Despite its fun and primarily celebratory tone, Fire Island also delves into serious issues and handles them very well. Central to the plot is the class divide between Howey’s family and the wealthy group of friends that Charlie brings him into contact with. Howey and his friends face discrimination based on race, femininity, body type, and class, providing a poignant insight into the problems of intersectional discrimination within gay spaces. If queer cinema is only interested in providing palatable images for a mainstream audience, it looses the ability to tackle complicated problems that develop within queer communities: Fire Island does an expert job approaching these topics.

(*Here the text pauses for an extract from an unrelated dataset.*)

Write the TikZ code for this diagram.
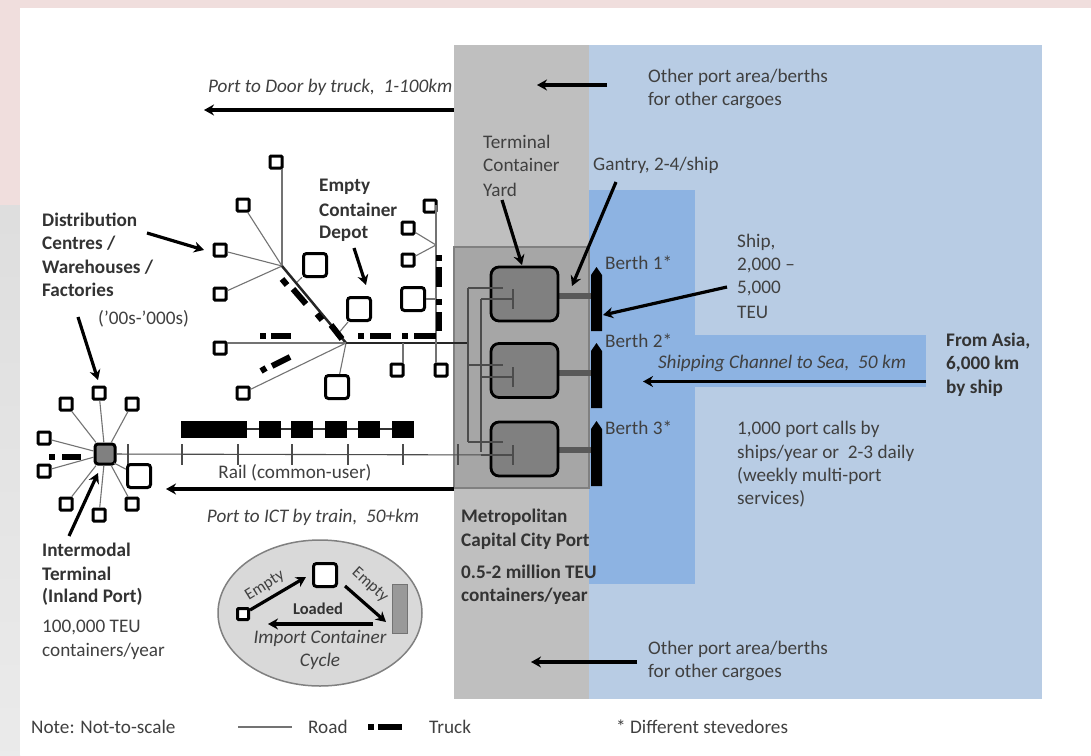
\documentclass[tikz,border=0pt]{standalone}
\usepackage{fontspec}
\setmainfont{Carlito}
\usetikzlibrary{arrows.meta,shapes.geometric}
\definecolor{txt}{HTML}{404040}
\definecolor{portgray}{HTML}{BFBFBF}
\definecolor{paleblue}{HTML}{B8CCE4}
\definecolor{midblue}{HTML}{8DB3E2}
\definecolor{pinkbg}{HTML}{F0DEDD}
\tikzset{
 lbl/.style={font=\fontsize{19.2}{22}\selectfont,text=txt,anchor=west,inner sep=0pt},
 lblb/.style={lbl,font=\fontsize{19.2}{22}\selectfont\bfseries,text=black!80},
 lbli/.style={lbl,font=\fontsize{19.2}{22}\selectfont\itshape},
 lblc/.style={lbl,anchor=center},
 smallsq/.style={draw=black,line width=3pt,fill=white,minimum size=12pt,inner sep=0pt,rounded corners=1pt},
 bigsq/.style={draw=black,line width=3pt,fill=white,minimum size=23pt,inner sep=0pt,rounded corners=3pt},
 yardbox/.style={draw=black,line width=2.8pt,fill=black!50,minimum width=67pt,minimum height=54pt,inner sep=0pt,rounded corners=8pt},
 road/.style={draw=black!55,line width=1.1pt},
 mainroad/.style={draw=black!85,line width=2.5pt},
 railline/.style={draw=black!70,line width=1.1pt},
 truckb/.style={draw=black,line width=6pt},
 fat/.style={draw=black,line width=3.2pt,-{Stealth[length=10pt,width=11pt]}},
 gantrybar/.style={draw=black!65,line width=6pt},
 shipshape/.style={fill=black},
 car/.style={fill=black,inner sep=0pt,minimum height=17pt},
}
\newcommand{\farrow}[3]{\coordinate (#1s) at (#2);\coordinate (#1e) at (#3);\draw[fat] (#1s) -- (#1e);}
\newcommand{\truck}[3]{\coordinate (#1a) at (#2);\coordinate (#1b) at (#3);\draw[truckb] (#1a) -- (#1b);}
\begin{document}
\begin{tikzpicture}[x=1pt,y=-1pt]
\useasboundingbox (0,0) rectangle (1091,755);
% page backgrounds
\fill[pinkbg] (0,0) rectangle (1091,755);
\shade[top color=black!13,bottom color=black!8] (0,205) rectangle (20,755);
\fill[white] (20,8) rectangle (1091,755);
% port and water areas
\fill[portgray] (454,45) rectangle (589,699);
\fill[paleblue] (589,45) rectangle (1042,699);
\fill[midblue] (589,190) rectangle (695,584);
\fill[midblue] (589,335) rectangle (926,387);
\draw[fill=black!35,draw=black!50,line width=1.2pt] (454,247) rectangle (589,488);
% gantries, ships
\foreach \n/\yy in {1/295.5,2/373,3/450}{
  \coordinate (gs\n) at (559,\yy); \coordinate (ge\n) at (591,\yy);
  \draw[gantrybar] (gs\n) -- (ge\n);
}
\fill[shipshape] (591,331) -- (591,275) -- (596.5,267) -- (602,275) -- (602,331) -- cycle;
\fill[shipshape] (591,408) -- (591,351) -- (596.5,343) -- (602,351) -- (602,408) -- cycle;
\fill[shipshape] (591,486) -- (591,429) -- (596.5,421) -- (602,429) -- (602,486) -- cycle;
% yards
\node[yardbox] (y1) at (524.5,294) {};
\node[yardbox] (y2) at (524.5,370.5) {};
\node[yardbox] (y3) at (524.5,449) {};
% city network nodes
\coordinate (J1) at (282,266);
\coordinate (J2) at (346,343);
\coordinate (J3) at (436,245);
\coordinate (Jt) at (468,343);
\node[smallsq] (s1) at (276,162) {};
\node[smallsq] (s2) at (243,205) {};
\node[smallsq] (s3) at (220,250) {};
\node[smallsq] (s4) at (220,294) {};
\node[smallsq] (s5) at (220,348) {};
\node[smallsq] (s6) at (243,393) {};
\node[smallsq] (s7) at (397,370) {};
\node[smallsq] (s8) at (441,370) {};
\node[smallsq] (s9) at (430,206) {};
\node[smallsq] (s10) at (408,228) {};
\node[smallsq] (s11) at (408,260) {};
\node[bigsq] (b1) at (315,265) {};
\node[bigsq] (b2) at (359,309) {};
\node[bigsq] (b3) at (337,387) {};
\node[bigsq] (b4) at (413,299) {};
% roads
\coordinate (r1) at (282,169);
\draw[road] (r1) -- (J1);
\draw[road] (s2) -- (J1);
\draw[road] (s3) -- (J1);
\draw[road] (s4) -- (J1);
\coordinate (bj1) at (297,282);
\draw[road] (b1) -- (bj1);
\coordinate (bj2) at (337,335);
\draw[road] (b2) -- (bj2);
\draw[mainroad] (J1) -- (J2);
\coordinate (r5) at (228,343);
\draw[road] (r5) -- (J2);
\draw[road] (s6) -- (J2);
\draw[road] (b3) -- (J2);
\draw[mainroad] (J2) -- (Jt);
\coordinate (k7) at (403,343);
\coordinate (k7b) at (403,363);
\draw[road] (k7) -- (k7b);
\coordinate (v9t) at (436,205);
\coordinate (v9b) at (436,363);
\draw[road] (v9t) -- (v9b);
\draw[road] (s10) -- (J3);
\draw[road] (s11) -- (J3);
\coordinate (v4) at (436,299);
\draw[road] (b4) -- (v4);
% trucks
\truck{ta}{282,279}{287,285}
\truck{tb}{293,289}{306,304}
\truck{tc}{317,314}{322,320}
\truck{td}{331,325}{342,339}
\truck{te}{358,336}{364,336}
\truck{tf}{370,336}{391,336}
\truck{tg}{402,336}{408,336}
\truck{th}{414,336}{436,336}
\truck{ti}{260,336}{266,336}
\truck{tj}{271,336}{291,336}
\truck{tk}{261,371}{266,368}
\truck{tl}{272,366}{290,357}
\truck{tm}{439,255}{439,261}
\truck{tn}{439,267}{439,287}
\truck{to}{439,299}{439,305}
\truck{tp}{439,312}{439,331}
% terminal internal lines
\coordinate (ra) at (468,288);
\coordinate (rb) at (468,442);
\draw[railline] (ra) -- (rb);
\coordinate (ra2) at (503,288);
\coordinate (rb2) at (503,365);
\coordinate (rc2) at (503,442);
\draw[railline] (ra) -- (ra2);
\draw[railline] (468,365) -- (rb2);
\draw[railline] (rb) -- (rc2);
\coordinate (qa) at (481,299);
\coordinate (qb) at (481,452);
\draw[railline] (qa) -- (qb);
\foreach \yy in {299,377,455}{
  \draw[railline] (481,\yy) -- (513,\yy);
  \draw[railline] (513,\yy-10) -- (513,\yy+10);
}
% rail
\node[draw=black,line width=3pt,fill=black!50,minimum size=20pt,inner sep=0pt,rounded corners=3pt] (term) at (105,454) {};
\coordinate (railend) at (513,455);
\draw[railline] (term) -- (railend);
\foreach \xx in {128,182,238,292,348,403,458}{
  \draw[railline] (\xx,444) -- (\xx,465);
}
\coordinate (tr1) at (181,429);\coordinate (tr2) at (413,429);
\draw[draw=black!80,line width=1.2pt] (tr1) -- (tr2);
\node[car,minimum width=66pt,anchor=west] (c0) at (181,429.5) {};
\node[car,minimum width=22pt,anchor=west] (c1) at (259,429.5) {};
\node[car,minimum width=22pt,anchor=west] (c2) at (291,429.5) {};
\node[car,minimum width=22pt,anchor=west] (c3) at (325,429.5) {};
\node[car,minimum width=22pt,anchor=west] (c4) at (358,429.5) {};
\node[car,minimum width=22pt,anchor=west] (c5) at (392,429.5) {};
% intermodal terminal spokes
\node[smallsq] (i1) at (99,393) {};
\node[smallsq] (i2) at (66,404) {};
\node[smallsq] (i3) at (132,404) {};
\node[smallsq] (i4) at (44,438) {};
\node[smallsq] (i5) at (44,471) {};
\node[smallsq] (i6) at (66,504) {};
\node[smallsq] (i7) at (99,515) {};
\node[smallsq] (i8) at (132,504) {};
\node[bigsq] (i9) at (139,476) {};
\foreach \n in {1,...,8}{\draw[road] (i\n) -- (term);}
\coordinate (i9j) at (114,463);
\draw[road] (i9) -- (i9j);
\truck{tq}{49,457}{55,457}
\truck{tr}{62,457}{81,457}
% big arrows
\farrow{a1}{454,110}{204,110}
\farrow{a2}{607,85}{537,85}
\farrow{a3}{637,662}{531,662}
\farrow{a4}{454,489}{166,489}
\farrow{a5}{926,381.5}{643,381.5}
\farrow{a6}{147,233}{204,250}
\farrow{a7}{78,317}{98,380}
\farrow{a8}{354,248}{366,285}
\farrow{a9}{69,536}{98,473}
\farrow{a10}{502,200}{522,265}
\farrow{a11}{616,182}{572,286}
\farrow{a12}{727,287}{603,315}
% cycle ellipse
\node[draw=black!50,line width=1.5pt,fill=black!15,ellipse,minimum width=204pt,minimum height=146pt,inner sep=0pt] (cyc) at (320,613) {};
\node[smallsq,minimum size=11pt] (cs) at (243,614) {};
\node[bigsq] (cb) at (325,575) {};
\node[fill=black!40,draw=black!55,line width=1pt,minimum width=15pt,minimum height=49pt,inner sep=0pt] (cr) at (399.5,608.5) {};
\farrow{c1}{250,610}{306,577}
\farrow{c2}{345,586}{386,622}
\farrow{c3}{373,624}{268,624}
\node[lblc,rotate=32,font=\fontsize{16.5}{18}\selectfont] (e1) at (265,586) {Empty};
\node[lblc,rotate=-42,font=\fontsize{16.5}{18}\selectfont] (e2) at (370,585) {Empty};
\node[lblb,anchor=center,font=\fontsize{16.5}{18}\selectfont\bfseries] (e3) at (318,609) {Loaded};
\node[lbli,anchor=center] (e4) at (320,638) {Import Container};
\node[lbli,anchor=center] (e5) at (320,661) {Cycle};
% labels
\node[lbli] (l1) at (208,87) {Port to Door by truck,\ \ 1-100km};
\node[lbl] (l2) at (648,77) {Other port area/berths};
\node[lbl] (l3) at (648,100) {for other cargoes};
\node[lbl] (l4) at (648,649) {Other port area/berths};
\node[lbl] (l5) at (648,672) {for other cargoes};
\node[lbl] (l6) at (483,142) {Terminal};
\node[lbl] (l7) at (483,165) {Container};
\node[lbl] (l8) at (483,190) {Yard};
\node[lbl] (l9) at (593,165) {Gantry, 2-4/ship};
\node[lblb] (l10) at (319,187) {Empty};
\node[lblb] (l11) at (319,210) {Container};
\node[lblb] (l12) at (319,234) {Depot};
\node[lblb] (l13) at (42,220) {Distribution};
\node[lblb] (l14) at (42,243) {Centres /};
\node[lblb] (l15) at (42,267) {Warehouses /};
\node[lblb] (l16) at (42,290) {Factories};
\node[lbl] (l17) at (98,319) {(’00s-’000s)};
\node[lblb] (l18) at (42,550) {Intermodal};
\node[lblb] (l19) at (42,574) {Terminal};
\node[lblb] (l20) at (42,597) {(Inland Port)};
\node[lbl] (l21) at (42,627) {100,000 TEU};
\node[lbl] (l22) at (42,651) {containers/year};
\node[lblc] (l23) at (295,473) {Rail (common-user)};
\node[lbli,anchor=center] (l24) at (313,517) {Port to ICT by train,\ \ 50+km};
\node[lblb] (l25) at (461,517) {Metropolitan};
\node[lblb] (l26) at (461,541) {Capital City Port};
\node[lblb] (l27) at (461,572) {0.5-2 million TEU};
\node[lblb] (l28) at (461,596) {containers/year};
\node[lbl] (l29) at (605,263) {Berth 1*};
\node[lbl] (l30) at (605,341) {Berth 2*};
\node[lbl] (l31) at (605,428) {Berth 3*};
\node[lbl] (l32) at (737,242) {Ship,};
\node[lbl] (l33) at (737,265) {2,000 –};
\node[lbl] (l34) at (737,288) {5,000};
\node[lbl] (l35) at (737,312) {TEU};
\node[lbli,anchor=center] (l36) at (782,363) {Shipping Channel to Sea,\ \ 50 km};
\node[lblb] (l37) at (946,341) {From Asia,};
\node[lblb] (l38) at (946,364) {6,000 km};
\node[lblb] (l39) at (946,388) {by ship};
\node[lbl] (l40) at (737,429) {1,000 port calls by};
\node[lbl] (l41) at (737,453) {ships/year or\ \ 2-3 daily};
\node[lbl] (l42) at (737,476) {(weekly multi-port};
\node[lbl] (l43) at (737,499) {services)};
% legend
\node[lbl] (n1) at (31,727) {Note: Not-to-scale};
\coordinate (lr1) at (238,727);\coordinate (lr2) at (292,727);
\draw[road,line width=1.4pt] (lr1) -- (lr2);
\node[lbl] (n2) at (308,727) {Road};
\truck{tz}{368,727}{374,727}
\truck{ty}{378,727}{402,727}
\node[lbl] (n3) at (429,727) {Truck};
\node[lbl] (n4) at (616,727) {* Different stevedores};
\end{tikzpicture}
\end{document}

Howie and his best friend Noah (Joel Kim Booster) navigate both the problem of men who refuse to date Asians and the issue of racial fetishization at the hands of white “rice queens,” demonstrating the racism that Asian and Asian American gay men regularly face. The phrase “no femmes, no fats, no Asians,” referring to common discriminatory profiles on dating apps, is explicitly brought up as an issue that the protagonists face. The film remains unwavering in its critique of discrimination within queer spaces, while at the same time maintaining its underlying celebration of the joyful aspects of these spaces.
In addition to the film’s meaningful social and political importance for queer communities, it is also important to note that it is also incredibly funny and heartwarming. The cast is hilarious – which should not be surprising with comedy talents like Cho and Yang involved – and the writing perfectly complements their performance style. Throwaway lines like “can I trade someone a crest white strip for a PReP pill?” offer big laughs, and more subtle moments of physical and situation-based comedy allow the cast of delightful characters to shine. There is never a dull moment or a dull character: the script constantly impresses and the cast constantly keeps up with it.

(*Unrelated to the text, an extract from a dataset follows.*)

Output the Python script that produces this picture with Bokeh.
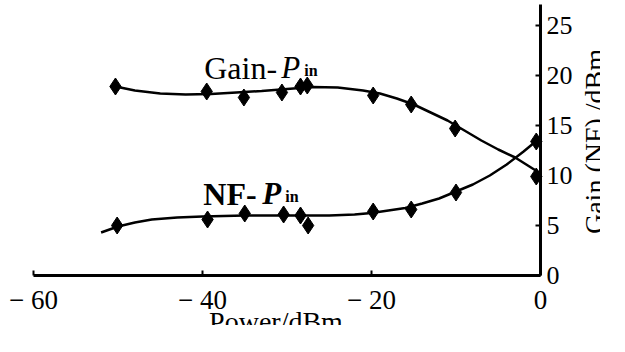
import math
from bokeh.plotting import figure
from bokeh.models import Range1d, FixedTicker
from bokeh.core.properties import value
from bokeh.embed import file_html
from bokeh.resources import INLINE

# Measured points (diamond markers)
gain_x = [-50.3, -39.5, -35.1, -30.6, -28.4, -27.6, -19.8, -15.3, -10.1, -0.5]
gain_y = [18.9, 18.4, 17.8, 18.3, 18.9, 19.0, 18.0, 17.1, 14.7, 9.9]
nf_x = [-50.1, -39.4, -35.0, -30.4, -28.4, -27.5, -19.8, -15.3, -10.0, -0.5]
nf_y = [5.0, 5.6, 6.2, 6.1, 6.0, 5.0, 6.4, 6.6, 8.3, 13.4]

# Fitted curves
gain_curve_x = [-50.3, -48, -45, -42, -39, -36, -33, -30, -27, -24, -21, -19, -17, -15, -13, -11, -9, -7, -5, -3, -1.5, 0]
gain_curve_y = [18.9, 18.5, 18.2, 18.1, 18.15, 18.3, 18.45, 18.65, 18.85, 18.8, 18.5, 18.2, 17.7, 17.1, 16.3, 15.5, 14.5, 13.5, 12.6, 11.8, 11.0, 10.2]
nf_curve_x = [-52, -50, -48, -46, -43, -40, -35, -30, -25, -22, -20, -18, -16, -14, -12, -10, -8, -6, -4, -2, 0]
nf_curve_y = [4.3, 4.9, 5.3, 5.6, 5.8, 5.9, 6.0, 6.0, 6.0, 6.1, 6.25, 6.5, 6.75, 7.2, 7.7, 8.4, 9.1, 10.0, 11.1, 12.4, 13.8]

x_ticks = [-60, -40, -20, 0]
x_tick_labels = ["\u2212 60", "\u2212 40", "\u2212 20", "0"]
y_ticks = [0, 5, 10, 15, 20, 25]
y_tick_labels = ["0", "5", "10", "15", "20", "25"]
x_title = "Power/dBm"
y_title = "Gain (NF) /dBm"

FONT = "Liberation Serif"

# fixed frame; axes sit at fixed data positions inside it
FRAME_W, FRAME_H = 600, 325
PX_X = 8.45   # pixels per dBm
PX_Y = 10.0   # pixels per dB
p = figure(frame_width=FRAME_W, frame_height=FRAME_H, output_backend="svg", toolbar_location=None,
           x_range=Range1d(-60 - 33 / PX_X, (FRAME_W - 540) / PX_X),
           y_range=Range1d(-(FRAME_H - 275) / PX_Y, 275 / PX_Y),
           x_axis_location="below", y_axis_location="right",
           min_border_left=0, min_border_right=0, min_border_top=0, min_border_bottom=0)
p.outline_line_color = None
p.grid.visible = False
p.background_fill_color = "white"
p.border_fill_color = "white"

for ax in (p.xaxis[0], p.yaxis[0]):
    ax.fixed_location = 0
    ax.axis_line_width = 3
    ax.axis_line_color = "black"
    ax.major_tick_line_width = 2
    ax.major_tick_in = 5
    ax.major_tick_out = 0
    ax.minor_tick_in = 0
    ax.minor_tick_out = 0
    ax.major_label_text_font_size = "0px"
    ax.axis_label = None

p.xaxis.ticker = FixedTicker(ticks=x_ticks)
p.xaxis.major_label_overrides = {t: "" for t in x_ticks}
p.xaxis.bounds = (-60, 0)
p.yaxis.ticker = FixedTicker(ticks=y_ticks)
p.yaxis.major_label_overrides = {t: "" for t in y_ticks}
p.yaxis.bounds = (0, 27.1)

# tick labels
p.text(x=x_ticks, y=[0] * len(x_ticks), text=x_tick_labels, y_offset=24,
       text_font=value(FONT), text_font_size="27px", text_align="center",
       text_baseline="alphabetic", text_color="black")
p.text(x=[0] * len(y_ticks), y=y_ticks, text=y_tick_labels, x_offset=6,
       text_font=value(FONT), text_font_size="26px", text_align="left",
       text_baseline="middle", text_color="black")

# axis titles (kept inside the frame)
p.text(x=[-60 + 242.5 / PX_X], y=[-46 / PX_Y], text=[x_title], text_font=value(FONT),
       text_font_size="28px", text_align="center", text_baseline="alphabetic", text_color="black")
p.text(x=[54 / PX_X], y=[134 / PX_Y], text=[y_title], angle=math.pi / 2, text_font=value(FONT),
       text_font_size="28px", text_align="center", text_baseline="alphabetic", text_color="black")

# curves
p.line(gain_curve_x, gain_curve_y, line_width=2.5, line_color="black")
p.line(nf_curve_x, nf_curve_y, line_width=2.5, line_color="black")
p.scatter(gain_x, gain_y, marker="diamond", size=17, fill_color="black", line_color="black")
p.scatter(nf_x, nf_y, marker="diamond", size=17, fill_color="black", line_color="black")

# curve annotations
p.text(x=[-39.8], y=[20.8], text=["Gain-"], text_font=value(FONT), text_font_size="32px",
       text_baseline="alphabetic", text_align="left", text_color="black")
p.text(x=[-39.8], y=[20.8], text=["P"], x_offset=77, text_font=value(FONT), text_font_size="31px",
       text_font_style="italic", text_baseline="alphabetic", text_align="left", text_color="black")
p.text(x=[-39.8], y=[20.8], text=["in"], x_offset=100, y_offset=3, text_font=value(FONT), text_font_size="16px",
       text_font_style="bold", text_baseline="alphabetic", text_align="left", text_color="black")

p.text(x=[-39.9], y=[8.2], text=["NF-"], text_font=value(FONT), text_font_size="32px",
       text_font_style="bold", text_baseline="alphabetic", text_align="left", text_color="black")
p.text(x=[-39.9], y=[8.2], text=["P"], x_offset=59, text_font=value(FONT), text_font_size="31px",
       text_font_style="bold italic", text_baseline="alphabetic", text_align="left", text_color="black")
p.text(x=[-39.9], y=[8.2], text=["in"], x_offset=82, y_offset=3, text_font=value(FONT), text_font_size="16px",
       text_font_style="bold", text_baseline="alphabetic", text_align="left", text_color="black")

open("out.html", "w").write(file_html(p, INLINE))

The romance plots are strong and well-developed, although the film is clearly more interested in the relationships between the members of Noah and Howie’s family than it is in romance. The film explores a romantic relationship between Noah and Will (Conrad Ricamora), two characters who explicitly say they have no interest in monogamy, providing a rare example in mainstream entertainment of a meaningful romantic relationship between polyamorous characters. The emotional moments are powerful enough to bring viewers to tears, but they never distract from the larger comic and fun tone of the film.

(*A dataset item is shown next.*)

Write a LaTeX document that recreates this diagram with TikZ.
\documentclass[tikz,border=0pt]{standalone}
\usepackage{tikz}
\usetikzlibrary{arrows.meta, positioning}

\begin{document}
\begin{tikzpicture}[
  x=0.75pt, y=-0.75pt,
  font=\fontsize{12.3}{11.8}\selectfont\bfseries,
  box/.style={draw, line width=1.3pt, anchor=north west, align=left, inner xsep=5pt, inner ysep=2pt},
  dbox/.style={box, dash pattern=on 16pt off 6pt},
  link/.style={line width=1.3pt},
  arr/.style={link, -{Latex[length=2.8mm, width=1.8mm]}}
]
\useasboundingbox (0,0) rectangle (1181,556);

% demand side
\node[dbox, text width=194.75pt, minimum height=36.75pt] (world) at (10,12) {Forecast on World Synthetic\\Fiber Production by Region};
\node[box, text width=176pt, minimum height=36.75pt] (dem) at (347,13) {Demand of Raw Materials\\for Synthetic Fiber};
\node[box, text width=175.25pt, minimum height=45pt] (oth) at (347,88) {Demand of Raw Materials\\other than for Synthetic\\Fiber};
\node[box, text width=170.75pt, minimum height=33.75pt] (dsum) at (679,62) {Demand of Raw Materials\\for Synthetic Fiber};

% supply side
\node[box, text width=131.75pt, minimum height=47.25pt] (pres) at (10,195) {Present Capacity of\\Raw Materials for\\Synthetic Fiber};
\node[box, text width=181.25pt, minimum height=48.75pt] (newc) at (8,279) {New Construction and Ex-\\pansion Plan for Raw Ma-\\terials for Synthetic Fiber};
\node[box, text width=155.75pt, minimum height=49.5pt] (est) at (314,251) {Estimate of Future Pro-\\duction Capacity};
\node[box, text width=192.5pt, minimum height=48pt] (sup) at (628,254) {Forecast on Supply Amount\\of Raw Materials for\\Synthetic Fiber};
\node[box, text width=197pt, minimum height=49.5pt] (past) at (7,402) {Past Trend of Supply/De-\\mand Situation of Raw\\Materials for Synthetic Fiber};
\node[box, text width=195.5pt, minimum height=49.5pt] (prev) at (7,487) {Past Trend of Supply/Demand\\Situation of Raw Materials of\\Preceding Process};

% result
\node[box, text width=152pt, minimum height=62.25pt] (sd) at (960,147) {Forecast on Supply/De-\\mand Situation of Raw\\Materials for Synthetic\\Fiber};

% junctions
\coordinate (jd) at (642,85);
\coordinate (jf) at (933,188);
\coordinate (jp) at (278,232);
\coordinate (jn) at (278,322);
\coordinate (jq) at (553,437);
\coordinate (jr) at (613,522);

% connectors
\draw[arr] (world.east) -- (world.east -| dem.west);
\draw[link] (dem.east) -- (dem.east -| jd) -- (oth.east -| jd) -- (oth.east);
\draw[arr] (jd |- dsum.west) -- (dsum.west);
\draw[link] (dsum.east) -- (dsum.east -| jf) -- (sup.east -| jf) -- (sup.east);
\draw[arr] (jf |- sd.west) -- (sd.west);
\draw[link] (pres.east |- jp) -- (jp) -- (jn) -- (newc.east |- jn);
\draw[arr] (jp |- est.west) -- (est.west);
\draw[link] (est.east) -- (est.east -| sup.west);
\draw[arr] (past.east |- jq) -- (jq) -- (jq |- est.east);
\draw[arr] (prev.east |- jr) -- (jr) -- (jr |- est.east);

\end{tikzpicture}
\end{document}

Fire Island feels similar to a lot of queer-centered cinema that flourished before the mainstream success of films like Brokeback Mountain in 2005. Its inside jokes, deep investment in queer culture, unabashed messiness, fun spirit, and complete disinterest in even remotely appealing to a heteronormative audience bring back memories of queer classics like The Broken Hearts Club or The Watermelon Woman. While this style of film never truly ended (Patrik-Ian Polk’s fantastic The Skinny just came out in 2012), it has increasingly faded into the background as queer cinema has attempted to appeal more to a generalist, mainstream audience. Fire Island shows that there is still much need for queer cinema designed primarily with a queer audience in mind, and it fills that need brilliantly. The film may be very good news for queer cinema indeed.